* Short exercise *
Retype every line from the start of the data down to and including the line with "const sampleStep = 0.05;". Skip the pictures.

■ ■ ■ ■

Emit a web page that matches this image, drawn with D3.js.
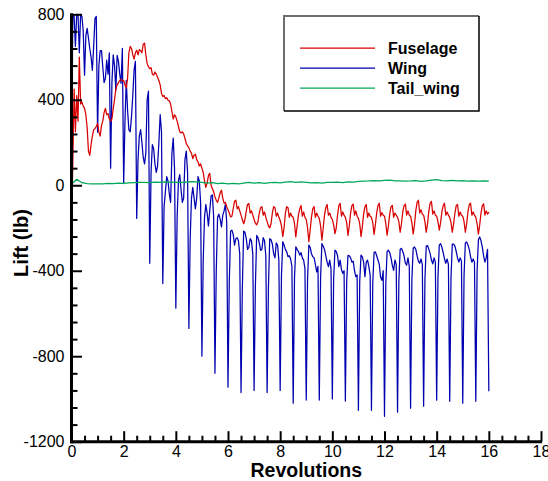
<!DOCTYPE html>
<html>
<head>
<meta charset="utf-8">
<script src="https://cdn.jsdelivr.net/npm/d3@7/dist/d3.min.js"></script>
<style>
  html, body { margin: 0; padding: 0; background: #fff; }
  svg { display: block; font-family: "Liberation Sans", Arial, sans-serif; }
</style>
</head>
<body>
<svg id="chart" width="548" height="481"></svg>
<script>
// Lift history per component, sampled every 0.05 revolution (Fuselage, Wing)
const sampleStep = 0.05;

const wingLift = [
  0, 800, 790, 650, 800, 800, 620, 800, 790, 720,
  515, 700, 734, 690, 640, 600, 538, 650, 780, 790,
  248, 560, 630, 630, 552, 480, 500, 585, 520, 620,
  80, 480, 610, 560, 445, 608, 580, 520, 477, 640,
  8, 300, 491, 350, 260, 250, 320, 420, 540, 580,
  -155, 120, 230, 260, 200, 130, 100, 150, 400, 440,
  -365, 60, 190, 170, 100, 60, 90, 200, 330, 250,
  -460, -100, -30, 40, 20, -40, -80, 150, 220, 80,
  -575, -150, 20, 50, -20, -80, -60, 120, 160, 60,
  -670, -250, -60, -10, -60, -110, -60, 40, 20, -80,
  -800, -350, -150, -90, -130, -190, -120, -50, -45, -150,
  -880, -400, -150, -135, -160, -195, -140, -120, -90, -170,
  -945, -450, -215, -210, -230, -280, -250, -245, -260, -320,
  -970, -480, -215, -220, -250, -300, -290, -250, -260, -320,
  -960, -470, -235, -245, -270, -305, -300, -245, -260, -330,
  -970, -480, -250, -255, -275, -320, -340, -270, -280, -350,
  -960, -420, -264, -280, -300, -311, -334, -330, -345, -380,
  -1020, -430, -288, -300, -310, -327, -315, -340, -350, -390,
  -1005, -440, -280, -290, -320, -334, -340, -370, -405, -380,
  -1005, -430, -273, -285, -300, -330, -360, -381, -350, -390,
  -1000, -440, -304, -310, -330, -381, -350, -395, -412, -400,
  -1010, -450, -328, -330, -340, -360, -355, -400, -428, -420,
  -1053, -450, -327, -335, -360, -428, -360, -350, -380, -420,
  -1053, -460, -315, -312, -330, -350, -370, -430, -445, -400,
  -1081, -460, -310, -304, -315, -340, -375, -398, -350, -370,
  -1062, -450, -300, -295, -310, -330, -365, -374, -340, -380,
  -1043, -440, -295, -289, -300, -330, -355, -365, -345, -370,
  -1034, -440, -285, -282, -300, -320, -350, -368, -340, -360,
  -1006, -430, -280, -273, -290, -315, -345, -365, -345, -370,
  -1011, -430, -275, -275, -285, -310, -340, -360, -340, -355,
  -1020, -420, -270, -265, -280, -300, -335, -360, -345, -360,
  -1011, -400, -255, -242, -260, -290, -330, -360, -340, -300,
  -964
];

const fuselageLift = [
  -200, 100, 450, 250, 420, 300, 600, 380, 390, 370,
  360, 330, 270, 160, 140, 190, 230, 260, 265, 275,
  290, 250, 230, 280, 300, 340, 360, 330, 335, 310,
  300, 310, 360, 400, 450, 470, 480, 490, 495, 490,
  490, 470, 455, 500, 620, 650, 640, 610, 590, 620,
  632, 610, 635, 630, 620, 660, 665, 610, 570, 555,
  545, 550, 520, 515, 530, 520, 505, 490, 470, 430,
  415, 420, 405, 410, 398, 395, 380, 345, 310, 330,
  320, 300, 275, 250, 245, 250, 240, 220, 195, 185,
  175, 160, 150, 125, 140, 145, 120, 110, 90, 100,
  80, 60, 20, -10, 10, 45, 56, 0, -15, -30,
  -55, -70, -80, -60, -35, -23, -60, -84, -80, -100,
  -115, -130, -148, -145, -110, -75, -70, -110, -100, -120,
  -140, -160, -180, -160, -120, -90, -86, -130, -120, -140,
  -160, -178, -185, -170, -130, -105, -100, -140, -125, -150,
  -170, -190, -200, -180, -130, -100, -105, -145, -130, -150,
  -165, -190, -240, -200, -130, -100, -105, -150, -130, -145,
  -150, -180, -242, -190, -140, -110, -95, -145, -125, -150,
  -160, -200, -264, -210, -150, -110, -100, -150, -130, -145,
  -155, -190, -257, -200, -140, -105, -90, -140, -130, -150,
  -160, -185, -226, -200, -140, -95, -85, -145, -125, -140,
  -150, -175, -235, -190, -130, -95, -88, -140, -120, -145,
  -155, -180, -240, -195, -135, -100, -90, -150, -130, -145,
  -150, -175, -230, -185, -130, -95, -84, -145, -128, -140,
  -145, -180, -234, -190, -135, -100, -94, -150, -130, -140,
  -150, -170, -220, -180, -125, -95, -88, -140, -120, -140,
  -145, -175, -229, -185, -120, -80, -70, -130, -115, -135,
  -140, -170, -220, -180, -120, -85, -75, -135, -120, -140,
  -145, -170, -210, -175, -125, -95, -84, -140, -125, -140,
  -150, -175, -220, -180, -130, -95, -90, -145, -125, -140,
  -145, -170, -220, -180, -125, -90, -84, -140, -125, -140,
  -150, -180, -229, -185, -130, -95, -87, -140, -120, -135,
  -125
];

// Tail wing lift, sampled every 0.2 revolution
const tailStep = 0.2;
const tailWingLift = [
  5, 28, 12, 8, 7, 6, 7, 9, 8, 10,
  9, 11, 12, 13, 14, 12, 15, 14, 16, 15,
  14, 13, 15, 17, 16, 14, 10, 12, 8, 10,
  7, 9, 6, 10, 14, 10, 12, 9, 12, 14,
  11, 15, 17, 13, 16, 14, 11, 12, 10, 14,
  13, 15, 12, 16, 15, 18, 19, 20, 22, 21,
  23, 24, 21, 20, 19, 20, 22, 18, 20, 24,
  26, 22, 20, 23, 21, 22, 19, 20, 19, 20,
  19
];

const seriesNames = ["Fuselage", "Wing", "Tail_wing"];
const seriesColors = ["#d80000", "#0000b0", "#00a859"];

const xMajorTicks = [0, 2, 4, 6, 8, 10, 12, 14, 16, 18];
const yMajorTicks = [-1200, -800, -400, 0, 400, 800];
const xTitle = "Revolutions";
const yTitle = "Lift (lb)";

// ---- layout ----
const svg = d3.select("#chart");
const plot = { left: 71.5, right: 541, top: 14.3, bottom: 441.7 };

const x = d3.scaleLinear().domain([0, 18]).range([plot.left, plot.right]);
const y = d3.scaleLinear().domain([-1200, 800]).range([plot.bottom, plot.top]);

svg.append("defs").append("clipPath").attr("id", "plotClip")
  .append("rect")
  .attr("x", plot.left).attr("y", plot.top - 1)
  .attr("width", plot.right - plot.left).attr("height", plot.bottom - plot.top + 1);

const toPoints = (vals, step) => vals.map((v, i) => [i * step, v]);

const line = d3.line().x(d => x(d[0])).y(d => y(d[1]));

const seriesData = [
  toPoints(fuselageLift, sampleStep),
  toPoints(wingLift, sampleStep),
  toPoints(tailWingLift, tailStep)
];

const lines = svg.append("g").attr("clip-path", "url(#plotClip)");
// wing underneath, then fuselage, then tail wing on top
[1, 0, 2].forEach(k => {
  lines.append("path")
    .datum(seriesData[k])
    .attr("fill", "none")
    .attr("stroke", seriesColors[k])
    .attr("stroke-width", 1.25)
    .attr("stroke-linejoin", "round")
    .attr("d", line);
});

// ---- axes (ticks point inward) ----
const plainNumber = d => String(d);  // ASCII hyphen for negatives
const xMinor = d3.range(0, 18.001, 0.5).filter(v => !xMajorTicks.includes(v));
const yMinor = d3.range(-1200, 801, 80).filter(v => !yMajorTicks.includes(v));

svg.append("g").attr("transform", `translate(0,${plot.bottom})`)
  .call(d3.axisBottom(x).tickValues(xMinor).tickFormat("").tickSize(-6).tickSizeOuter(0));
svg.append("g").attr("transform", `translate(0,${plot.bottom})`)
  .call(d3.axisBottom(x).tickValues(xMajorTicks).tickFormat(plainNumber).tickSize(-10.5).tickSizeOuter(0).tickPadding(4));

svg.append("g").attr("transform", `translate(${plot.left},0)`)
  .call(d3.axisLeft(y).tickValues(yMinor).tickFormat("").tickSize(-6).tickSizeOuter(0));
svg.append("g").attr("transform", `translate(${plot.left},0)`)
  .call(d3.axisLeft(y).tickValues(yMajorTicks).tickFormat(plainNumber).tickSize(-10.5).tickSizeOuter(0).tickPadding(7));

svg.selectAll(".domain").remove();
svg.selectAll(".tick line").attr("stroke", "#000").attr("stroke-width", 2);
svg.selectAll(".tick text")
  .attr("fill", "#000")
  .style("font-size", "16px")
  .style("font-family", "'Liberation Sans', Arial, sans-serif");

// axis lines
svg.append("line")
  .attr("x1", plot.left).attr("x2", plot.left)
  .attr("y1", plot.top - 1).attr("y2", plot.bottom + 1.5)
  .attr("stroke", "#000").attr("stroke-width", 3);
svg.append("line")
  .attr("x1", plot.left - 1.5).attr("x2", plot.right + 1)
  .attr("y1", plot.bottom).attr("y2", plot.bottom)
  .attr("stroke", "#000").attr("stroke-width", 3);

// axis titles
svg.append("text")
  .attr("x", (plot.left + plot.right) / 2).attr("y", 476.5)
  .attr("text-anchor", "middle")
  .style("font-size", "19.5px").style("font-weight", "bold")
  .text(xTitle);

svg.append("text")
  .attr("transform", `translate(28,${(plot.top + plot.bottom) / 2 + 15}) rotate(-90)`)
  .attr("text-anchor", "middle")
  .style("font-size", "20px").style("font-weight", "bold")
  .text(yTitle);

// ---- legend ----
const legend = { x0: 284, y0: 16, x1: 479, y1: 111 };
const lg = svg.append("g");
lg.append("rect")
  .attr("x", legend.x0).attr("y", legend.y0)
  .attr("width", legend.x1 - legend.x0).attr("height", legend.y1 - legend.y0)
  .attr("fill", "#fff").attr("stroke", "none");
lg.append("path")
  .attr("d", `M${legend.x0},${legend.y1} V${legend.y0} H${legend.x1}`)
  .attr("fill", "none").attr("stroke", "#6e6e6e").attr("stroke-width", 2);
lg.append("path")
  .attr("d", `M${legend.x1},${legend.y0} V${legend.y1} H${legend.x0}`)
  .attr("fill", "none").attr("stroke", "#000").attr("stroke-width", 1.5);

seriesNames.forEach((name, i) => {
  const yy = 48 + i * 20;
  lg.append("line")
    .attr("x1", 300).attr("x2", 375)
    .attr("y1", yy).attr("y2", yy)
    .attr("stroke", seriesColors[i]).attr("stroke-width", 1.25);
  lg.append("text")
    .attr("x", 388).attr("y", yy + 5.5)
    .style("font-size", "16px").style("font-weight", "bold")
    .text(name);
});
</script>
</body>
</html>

■ ■ ■ ■

* Complete response *
Emit a web page that matches this image, drawn with D3.js.
<!DOCTYPE html>
<html>
<head>
<meta charset="utf-8">
<script src="https://cdn.jsdelivr.net/npm/d3@7/dist/d3.min.js"></script>
<style>
  html, body { margin: 0; padding: 0; background: #fff; }
  svg { display: block; font-family: "Liberation Sans", Arial, sans-serif; }
</style>
</head>
<body>
<svg id="chart" width="548" height="481"></svg>
<script>
// Lift history per component, sampled every 0.05 revolution (Fuselage, Wing)
const sampleStep = 0.05;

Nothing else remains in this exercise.